Why is this? Sometimes inventors simply do not know where to go with their ideas, who will be most interested. Even the more enlightened organisations seeking a commercial rate of return are unlikely to lend money to a lone inventor. So inventors need to be put in touch with those companies most open to exploiting their ideas. Even before getting to that stage they will often need facilities to turn their ideas into prototypes.

The inventors' confederation suggests that pounds 4m of National Lottery cash should be matched by commercial sponsorship to create a National Innovation Centre. This would employ 50 people with the skills to evaluate ideas and generate contacts, and it would run its own laboratories to help produce prototypes. It proposes that such a centre should be based in the East Midlands and linked to Nottingham Trent University.

One of the scheme's early supporters is the British inventor/businessman James Dyson. He invented and developed the bagless vacuum cleaner, was turned down by all the major electrical manufacturers, but persisted and sold it through mail- order catalogues. It was a classic good idea that nearly didn't happen. He believes that there are more Dysons out there, and that an Innovation Centre might help them to succeed.

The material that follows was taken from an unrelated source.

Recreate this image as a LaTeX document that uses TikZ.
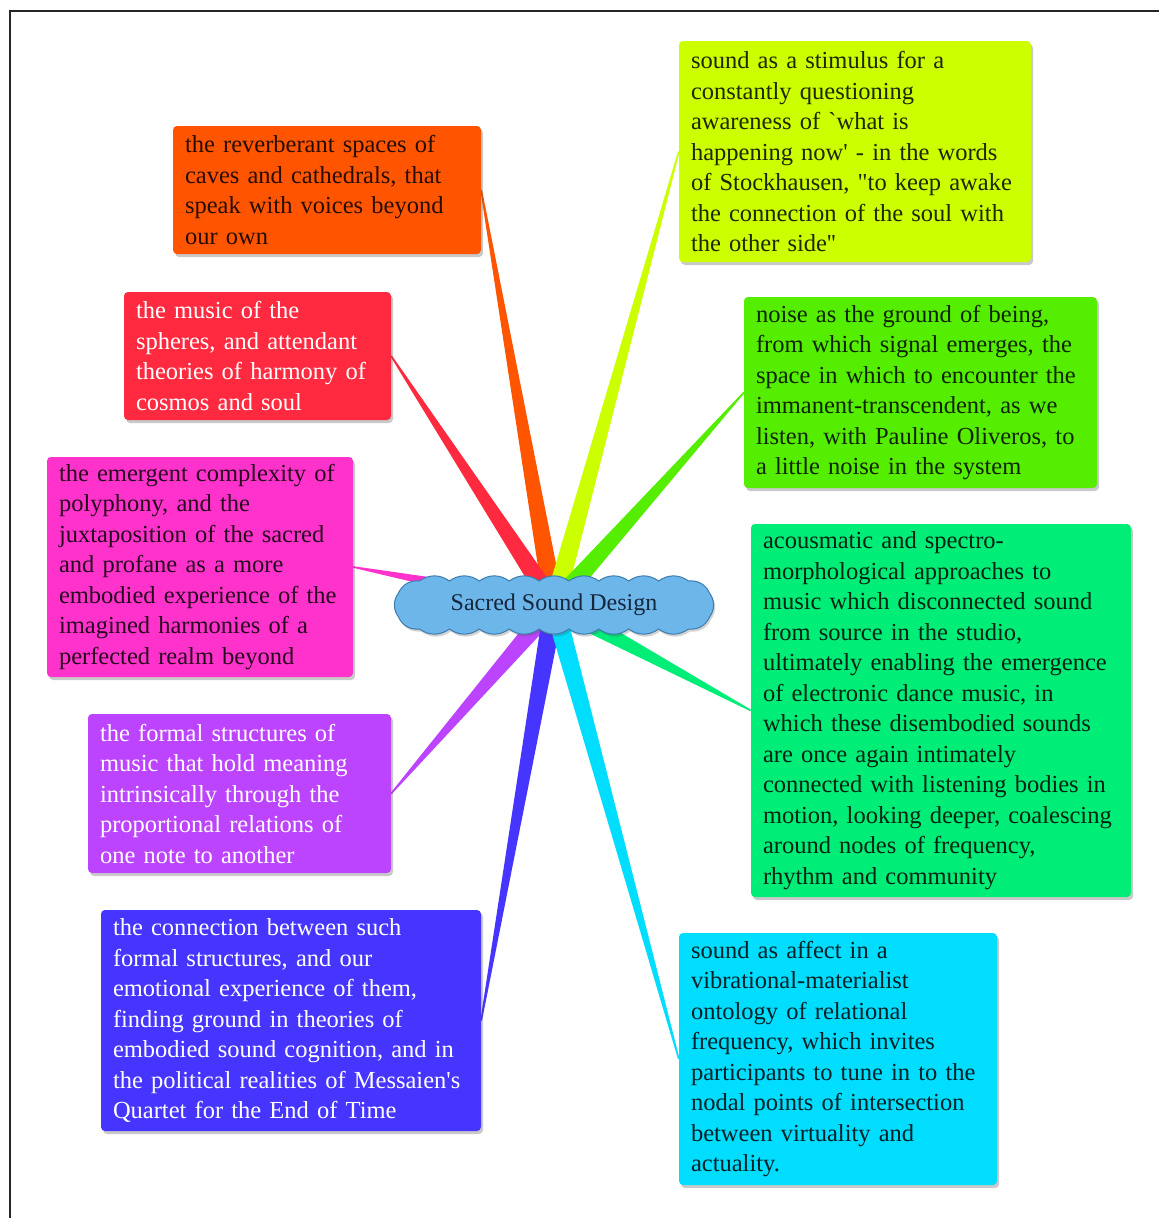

There is, of course, a risk that money will be wasted by cerebral types on uncommercial ventures. In the absence of a financial imperative, the new centre would need to be given clear criteria to operate by, and it would have to be tough enough to say no to pleading boffins. But we should back Mr Dyson's hunch on this one. After all, a country that can afford a lottery-funded Centre of Sports Excellence really should be able to run a National Innovation Centre.